Coventry Bets on Palantir to Test AI in Care

1 min read

Coventry City Council has struck a landmark agreement with Palantir Technologies, awarding a £500,000 annual contract to deploy artificial intelligence tools across social care, special educational needs, and children’s services. The year-long pilot aims to streamline operations by automating case-note transcription, generating summaries, and integrating records, freeing up frontline staff to focus on families rather than administrative workloads. At its heart, the partnership reflects a bold experiment: whether advanced AI, once reserved for defence and enterprise, can be repurposed to improve everyday local governance.

The move, however, has stirred heated debate. Palantir’s history, spanning military surveillance, NHS data contracts, and high-profile controversies, fuels scepticism among unions, councillors, and civil liberties groups. Critics argue that introducing AI under budgetary strain risks eroding public trust, particularly if transparency or accountability falters. Concerns extend beyond procurement value to the ethical foundations of using private-sector technology in deeply human contexts such as child protection and social support.

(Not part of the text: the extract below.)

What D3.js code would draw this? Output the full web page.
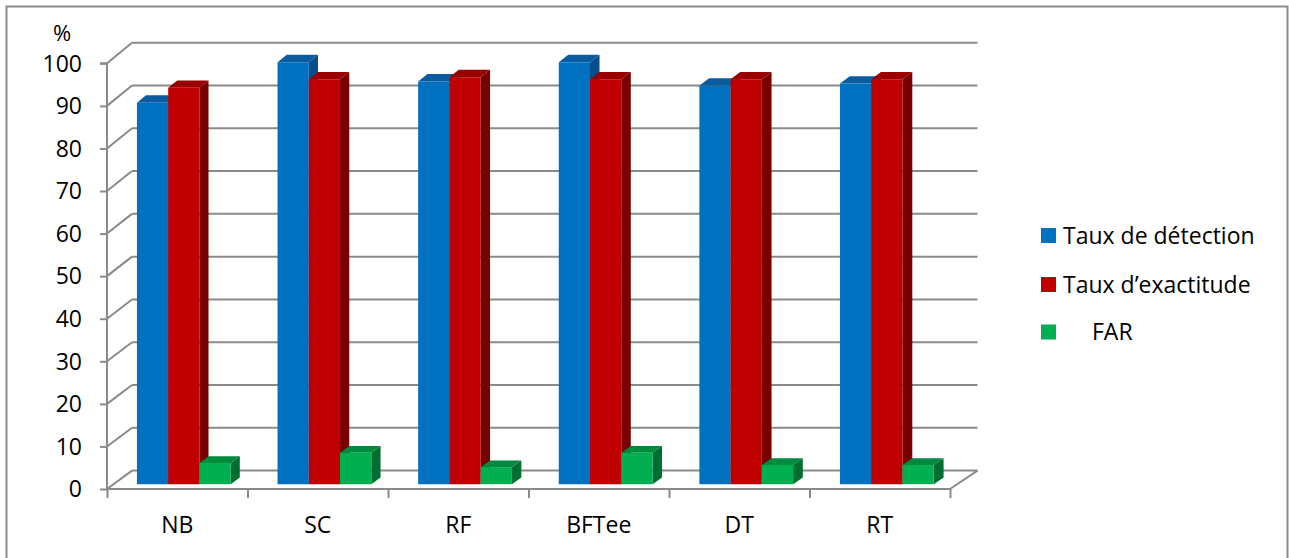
<!DOCTYPE html>
<html><head><meta charset="utf-8">
<script src="https://cdn.jsdelivr.net/npm/d3@7"></script>
<style>
html,body{margin:0;padding:0;background:#fff;}
svg{display:block;}
text{font-family:"Open Sans","Liberation Sans",sans-serif;fill:#000;}
</style></head>
<body>
<svg id="chart" width="1289" height="558"></svg>
<script>
const categories = ["NB","SC","RF","BFTee","DT","RT"];
const seriesNames = ["Taux de détection","Taux d\u2019exactitude","FAR"];
const detection = [89.5, 99, 94.5, 99, 93.5, 94];
const exactitude = [93, 95, 95.5, 95, 95, 95];
const far = [5, 7.4, 4, 7.4, 4.5, 4.5];
const yTicks = [0,10,20,30,40,50,60,70,80,90,100];

const series = [detection, exactitude, far];
const colors = [
  {front:"#0070C0", top:"#0B5C9E", side:"#064F8A"},
  {front:"#C00000", top:"#9A0000", side:"#780000"},
  {front:"#00B050", top:"#008A3E", side:"#006E31"}
];

const svg = d3.select("#chart");
svg.append("rect").attr("x",6.5).attr("y",6.5).attr("width",1281).attr("height",560)
  .attr("fill","none").attr("stroke","#8c8c8c").attr("stroke-width",2);

const xFront = d3.scaleLinear().domain([0,categories.length]).range([107,950]);
const xBack  = d3.scaleLinear().domain([0,categories.length]).range([132,977.5]);
const yFront = d3.scaleLinear().domain([0,100]).range([489,63.3]);
const yBack  = d3.scaleLinear().domain([0,100]).range([470.6,42.7]);
const px = (c,f) => xFront(c)*(1-f) + xBack(c)*f;
const py = (v,f) => yFront(v)*(1-f) + yBack(v)*f;

const grid = "#8a8a8a";
const g = svg.append("g");
yTicks.forEach(t=>{
  g.append("line").attr("x1",xBack(0)).attr("x2",xBack(categories.length))
    .attr("y1",yBack(t)).attr("y2",yBack(t)).attr("stroke",grid).attr("stroke-width",2);
  g.append("line").attr("x1",xFront(0)).attr("y1",yFront(t))
    .attr("x2",xBack(0)).attr("y2",yBack(t)).attr("stroke",grid).attr("stroke-width",2);
});
g.append("line").attr("x1",xFront(0)).attr("x2",xFront(categories.length))
  .attr("y1",yFront(0)).attr("y2",yFront(0)).attr("stroke",grid).attr("stroke-width",2);
g.append("line").attr("x1",xFront(categories.length)).attr("y1",yFront(0))
  .attr("x2",xBack(categories.length)).attr("y2",yBack(0)).attr("stroke",grid).attr("stroke-width",2);

const yAxis = d3.axisLeft(yFront).tickValues(yTicks).tickSize(7).tickPadding(18);
const ya = svg.append("g").attr("transform",`translate(${xFront(0)},0)`).call(yAxis);
ya.select(".domain").attr("stroke",grid).attr("stroke-width",2).attr("d",`M-7,${yFront(100)}H0V${yFront(0)}`);
ya.selectAll(".tick line").attr("stroke",grid).attr("stroke-width",2);
ya.selectAll(".tick text").attr("font-size",23).attr("font-family","Open Sans").attr("fill","#000").attr("dy","0.34em");

const xAxis = d3.axisBottom(xFront).tickValues(d3.range(categories.length+1)).tickSize(9).tickFormat("");
const xa = svg.append("g").attr("transform",`translate(0,${yFront(0)})`).call(xAxis);
xa.select(".domain").remove();
xa.selectAll(".tick line").attr("stroke",grid).attr("stroke-width",2);
categories.forEach((c,i)=>{
  svg.append("text").attr("x",xFront(i+0.5)).attr("y",533).attr("text-anchor","middle")
    .attr("font-size",23).text(c);
});

svg.append("text").attr("x",62).attr("y",41).attr("text-anchor","middle").attr("font-size",22).text("%");

const gapHalf = 0.75/4.5;
const bw = 1/4.5;
const f0 = 0.26, f1 = 0.62;
const bars = svg.append("g");
categories.forEach((c,i)=>{
  series.forEach((s,k)=>{
    const v = s[i];
    const c0 = i + gapHalf + k*bw, c1 = c0 + bw;
    const col = colors[k];
    const P = (cc,vv,ff)=>[px(cc,ff),py(vv,ff)];
    bars.append("polygon").attr("points",[P(c1,0,f0),P(c1,0,f1),P(c1,v,f1),P(c1,v,f0)].map(p=>p.join(",")).join(" "))
      .attr("fill",col.side);
    bars.append("polygon").attr("points",[P(c0,v,f0),P(c1,v,f0),P(c1,v,f1),P(c0,v,f1)].map(p=>p.join(",")).join(" "))
      .attr("fill",col.top);
    bars.append("polygon").attr("points",[P(c0,0,f0),P(c1,0,f0),P(c1,v,f0),P(c0,v,f0)].map(p=>p.join(",")).join(" "))
      .attr("fill",col.front);
  });
});

const leg = svg.append("g");
const legY = [235.5, 284.5, 332];
seriesNames.forEach((n,k)=>{
  leg.append("rect").attr("x",1041).attr("y",legY[k]-7.5).attr("width",15).attr("height",15).attr("fill",colors[k].front);
  leg.append("text").attr("x",k===2?1092:1063).attr("y",legY[k]+8).attr("font-size",23).text(n);
});
</script>
</body></html>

Council leaders insist that the trial is carefully framed. Chief Executive Julie Nugent has described the initiative as exploratory, grounded in strict procurement protocols and data security standards, with outcomes to be measured before any broader commitment. Palantir, for its part, has positioned the partnership as a chance to demonstrate the adaptability of its platforms, presenting AI not as a distant corporate tool but as a potential enabler of more responsive, humane services.

For the global tech community, the Coventry deal embodies a pivotal test case. It illustrates how local governments, far from traditional innovation hubs, are becoming laboratories for AI adoption in public service. Yet the lesson is as much about governance as it is about technology. Success will depend on robust oversight, ethical stewardship, and sustained engagement with the communities affected. The pilot therefore stands not only as a contract but as a referendum on how far AI can enter civic life while maintaining legitimacy in the eyes of those it serves.